After a startup achieves product/market fit one of the most important next steps is to develop a sales and marketing machine. The sales team should be working towards a reproducible, and profitable, sales process. As part of that iteration, a sales playbook should be at the top of the sales manager or entrepreneurs list of items. A sales playbook is the how-to manual for a sales rep. The goal is to document and categorize as much sales related information as possible in a digestible format.
Here are some items for a sales playbook:
- Corporate information
- Sales pitch
- Elevator pitch
- Market space
- Recent trends
- Target customer
- Types of buyers
- Features and benefits
- List of references
- Sales process
- CRM process
- Competitors and differentiators
- Objection handling
As you can tell, the sales playbook is very detailed covering upwards of 50+ pages. A key aspect is that it should be a living, breathing document that is constantly updated (e.g. a shared Google Doc). Startups should develop a sales playbook.

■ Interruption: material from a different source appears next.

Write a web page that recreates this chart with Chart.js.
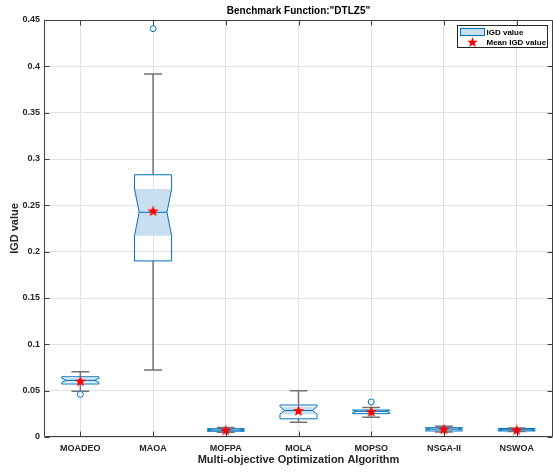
<!DOCTYPE html>
<html>
<head>
<meta charset="utf-8">
<script src="https://cdn.jsdelivr.net/npm/chart.js@4/dist/chart.umd.min.js"></script>
<style>
  html, body { margin: 0; padding: 0; background: #fff; }
  canvas { display: block; }
</style>
</head>
<body>
<canvas id="boxChart" width="553" height="472"></canvas>
<script>
const categories = ["MOADEO", "MAOA", "MOFPA", "MOLA", "MOPSO", "NSGA-II", "NSWOA"];
const whiskerLo = [0.0493, 0.0723, 0.0052, 0.0159, 0.0213, 0.0054, 0.0060];
const q1        = [0.0572, 0.1900, 0.0062, 0.0196, 0.0252, 0.0065, 0.0065];
const median    = [0.0611, 0.2425, 0.0075, 0.0286, 0.0277, 0.0085, 0.0078];
const q3        = [0.0650, 0.2830, 0.0090, 0.0345, 0.0291, 0.0100, 0.0092];
const whiskerHi = [0.0705, 0.3917, 0.0102, 0.0500, 0.0317, 0.0115, 0.0097];
const notchLo   = [0.0589, 0.2173, 0.0066, 0.0246, 0.0266, 0.0075, 0.0069];
const notchHi   = [0.0633, 0.2676, 0.0084, 0.0327, 0.0288, 0.0095, 0.0087];
const means     = [0.0604, 0.2440, 0.0074, 0.0285, 0.0275, 0.0085, 0.0076];
const outliers  = [0.0460, 0.4406, null, null, 0.0378, null, null];
const yTicks = [0, 0.05, 0.1, 0.15, 0.2, 0.25, 0.3, 0.35, 0.4, 0.45];
const yTickLabels = ["0", "0.05", "0.1", "0.15", "0.2", "0.25", "0.3", "0.35", "0.4", "0.45"];

const blue = "#0072BD";
const lightBlue = "#c9dff0";
const gray = "#737373";
const FONT = "'Liberation Sans', Arial, Helvetica, sans-serif";

function starPath(ctx, cx, cy, r) {
  ctx.beginPath();
  for (let k = 0; k < 10; k++) {
    const rad = k % 2 === 0 ? r : r * 0.42;
    const a = -Math.PI / 2 + k * Math.PI / 5;
    const px = cx + rad * Math.cos(a), py = cy + rad * Math.sin(a);
    if (k === 0) ctx.moveTo(px, py); else ctx.lineTo(px, py);
  }
  ctx.closePath();
}

const star = document.createElement("canvas");
star.width = 13; star.height = 13;
(function () {
  const c = star.getContext("2d");
  starPath(c, 6.5, 7, 6);
  c.fillStyle = "#ff0000";
  c.fill();
})();

const boxPlugin = {
  id: "boxes",
  beforeDatasetsDraw(chart) {
    const ctx = chart.ctx, xs = chart.scales.x, ys = chart.scales.y;
    const step = xs.getPixelForValue(1) - xs.getPixelForValue(0);
    const hw = step * 0.255, nw = hw * 0.75, cw = hw * 0.48;
    ctx.save();
    categories.forEach((c, i) => {
      const x = xs.getPixelForValue(i);
      const yq1 = ys.getPixelForValue(q1[i]), yq3 = ys.getPixelForValue(q3[i]);
      const ym = ys.getPixelForValue(median[i]);
      const ynl = ys.getPixelForValue(notchLo[i]), ynh = ys.getPixelForValue(notchHi[i]);
      // notch fill
      ctx.beginPath();
      ctx.moveTo(x - hw, ynh); ctx.lineTo(x + hw, ynh); ctx.lineTo(x + nw, ym);
      ctx.lineTo(x + hw, ynl); ctx.lineTo(x - hw, ynl); ctx.lineTo(x - nw, ym);
      ctx.closePath();
      ctx.fillStyle = lightBlue;
      ctx.fill();
      // outline
      ctx.beginPath();
      ctx.moveTo(x - hw, yq3); ctx.lineTo(x + hw, yq3); ctx.lineTo(x + hw, ynh);
      ctx.lineTo(x + nw, ym); ctx.lineTo(x + hw, ynl); ctx.lineTo(x + hw, yq1);
      ctx.lineTo(x - hw, yq1); ctx.lineTo(x - hw, ynl); ctx.lineTo(x - nw, ym);
      ctx.lineTo(x - hw, ynh);
      ctx.closePath();
      ctx.strokeStyle = blue;
      ctx.lineWidth = 1;
      ctx.stroke();
      ctx.beginPath();
      ctx.moveTo(x - nw, ym); ctx.lineTo(x + nw, ym);
      ctx.stroke();
      // whiskers
      const ywl = ys.getPixelForValue(whiskerLo[i]), ywh = ys.getPixelForValue(whiskerHi[i]);
      ctx.strokeStyle = gray;
      ctx.lineWidth = 1.5;
      ctx.beginPath();
      ctx.moveTo(x, yq3); ctx.lineTo(x, ywh);
      ctx.moveTo(x, yq1); ctx.lineTo(x, ywl);
      ctx.moveTo(x - cw, ywh); ctx.lineTo(x + cw, ywh);
      ctx.moveTo(x - cw, ywl); ctx.lineTo(x + cw, ywl);
      ctx.stroke();
    });
    ctx.restore();
  },
  afterDraw(chart) {
    const ctx = chart.ctx, a = chart.chartArea, xs = chart.scales.x, ys = chart.scales.y;
    ctx.save();
    // frame with inward ticks
    ctx.strokeStyle = "#404040";
    ctx.lineWidth = 1;
    const L = Math.round(a.left) + 0.5, R = Math.round(a.right) - 0.5;
    const T = Math.round(a.top) + 0.5, B = Math.round(a.bottom) - 0.5;
    ctx.beginPath();
    ctx.rect(L, T, R - L, B - T);
    categories.forEach((c, i) => {
      const x = Math.round(xs.getPixelForValue(i)) + 0.5;
      ctx.moveTo(x, B); ctx.lineTo(x, B - 5);
      ctx.moveTo(x, T); ctx.lineTo(x, T + 5);
    });
    yTicks.forEach(v => {
      const y = Math.round(ys.getPixelForValue(v)) + 0.5;
      ctx.moveTo(L, y); ctx.lineTo(L + 5, y);
      ctx.moveTo(R, y); ctx.lineTo(R - 5, y);
    });
    ctx.stroke();
    // legend
    const lw = 90, lh = 22;
    const lx = Math.round(a.right - 6 - lw) + 0.5, ly = Math.round(a.top + 5) + 0.5;
    ctx.fillStyle = "#fff";
    ctx.fillRect(lx, ly, lw, lh);
    ctx.strokeStyle = "#262626";
    ctx.strokeRect(lx, ly, lw, lh);
    ctx.fillStyle = lightBlue;
    ctx.fillRect(lx + 3, ly + 3, 24, 7);
    ctx.strokeStyle = blue;
    ctx.strokeRect(lx + 3, ly + 3, 24, 7);
    starPath(ctx, lx + 15, ly + 17, 5.5);
    ctx.fillStyle = "#ff0000";
    ctx.fill();
    ctx.fillStyle = "#000";
    ctx.font = "bold 8px " + FONT;
    ctx.textBaseline = "middle";
    ctx.fillText("IGD value", lx + 29, ly + 7);
    ctx.fillText("Mean IGD value", lx + 29, ly + 17);
    ctx.restore();
  }
};

new Chart(document.getElementById("boxChart"), {
  type: "line",
  data: {
    labels: categories,
    datasets: [
      {
        label: "Mean IGD value",
        data: means,
        showLine: false,
        pointStyle: star,
        pointRadius: 6,
        borderColor: "#ff0000",
        backgroundColor: "#ff0000"
      },
      {
        label: "Outliers",
        data: outliers,
        showLine: false,
        pointStyle: "circle",
        pointRadius: 3,
        borderWidth: 1,
        borderColor: blue,
        backgroundColor: "#fff"
      }
    ]
  },
  options: {
    responsive: false,
    animation: false,
    layout: { padding: 0, autoPadding: false },
    plugins: {
      legend: { display: false },
      tooltip: { enabled: false },
      title: {
        display: true,
        fullSize: false,
        text: "Benchmark Function:\"DTLZ5\"",
        color: "#000",
        font: { family: FONT, size: 10, weight: "bold", lineHeight: 1.2 },
        padding: { top: 5, bottom: 3 }
      }
    },
    scales: {
      x: {
        type: "category",
        offset: true,
        grid: { display: true, color: "#e3e3e3", drawTicks: false, offset: false },
        border: { display: false },
        ticks: { color: "#262626", padding: 6, autoSkip: false, maxRotation: 0, font: { family: FONT, size: 9, weight: "bold" } },
        title: {
          display: true,
          text: "Multi-objective Optimization Algorithm",
          color: "#262626",
          font: { family: FONT, size: 11, weight: "bold", lineHeight: 1.2 },
          padding: { top: 0, bottom: 5 }
        },
        afterFit: s => { s.height = 35; s.paddingLeft = 0; s.paddingRight = 0; }
      },
      y: {
        min: 0,
        max: 0.45,
        afterBuildTicks: s => { s.ticks = yTicks.map(v => ({ value: v })); },
        grid: { color: "#e3e3e3", drawTicks: false },
        border: { display: false },
        ticks: {
          color: "#262626",
          padding: 4,
          autoSkip: false,
          font: { family: FONT, size: 9, weight: "bold" },
          callback: (v, i) => yTickLabels[i]
        },
        title: {
          display: true,
          text: "IGD value",
          color: "#262626",
          font: { family: FONT, size: 11, weight: "bold", lineHeight: 1.2 },
          padding: { top: 8, bottom: 0 }
        },
        afterFit: s => { s.width = 44; }
      }
    }
  },
  plugins: [boxPlugin]
});
</script>
</body>
</html>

What else? What other items do you include in your sales playbook?
7 thoughts on “Startups Should Develop a Sales Playbook”
Excellent article, David. A sales playbook is indispensable. Mine includes a list of my top 25 suspects – those people or organizations that I’ve admired and want to work with someday. As I run into people or hear of companies that sound like a great fit for my services, I add them to my list. Also, I review and update the list several times per year. You’d be surprised how many “A-listers” eventually become clients!